綺麗に掘られた『本郷楓』という名前の横に掘られてある『結以』という字に目を惹かれ、その名前を撫でた。




墓参りが終わり、両家兼ねての簡単な晩餐を行った。

初めて食べた高級料理の味に感動しつつ話にも混じった。


大和くんの父親である一さん。

一さんと清香さんは何らかの確執があるのだろうか。先程から互いに避けあってるようにも見える。

私は隣に座っている由紀菜さんに周りに聞こえないような声で聞いてみた。


二人は大和くんの親権がどちらにあるのかという話で揉め、お母さんの「この子は貴方が育ててあげてください、その方がこの子も幸せだと思いますから」という一言で話が終わったそうだ。


だからその話を聞いて私は思った。



「一さん、清香さん。大和くんは一さんに育ててもらって正解だと思います。一さんが育ててくれたおかげで私のような生き方をしなくて済んだんですから。だからこれで良かったんですよ」


私はありのままを伝えた。


一さんは意外そうな顔で驚いてみせた。大和くんは私の顔を見て顔を歪ませた。清香さんは私を見て呆れたような顔。由紀菜さんはいつもと変わらない笑顔。



仕方なさそうに一さんは話し始めた。楓さんが亡くなったあとのこと。大和くんが似ても似つかない顔をしていたこと。

まともに自分で育ってこなかった自分がどうやって子を育てればいいのか分からず悩んだ時期があったことなど。

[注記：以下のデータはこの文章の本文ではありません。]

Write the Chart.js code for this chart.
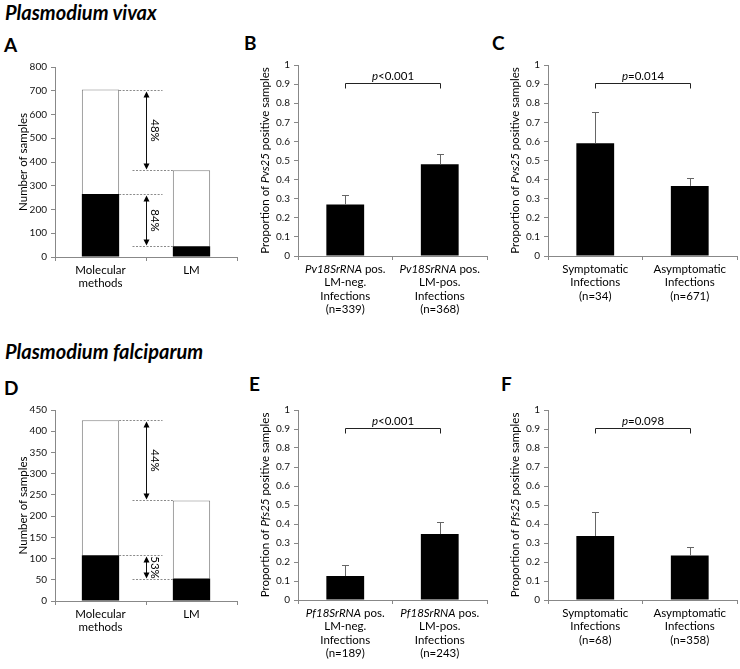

怖いと思ってた人の意外な一面を知って嬉しくなったのを覚えている。


最後に『結以』の話が上がって私の意識は暗転した。

『結以』は楓さんの気持ちや想いを私の中で感じている。皆も私や『結以』の幸せを望んでくれている。


だからもういいと思った。


私はこれまでたくさんの人から幸せを貰って生きてきて、それを今度は『結以』にも受けてもらいたいと思ったし与えたい。







この時に私は『植村彼方』を結以に託した。


『私』は結以の一部となってこれからも生きていく。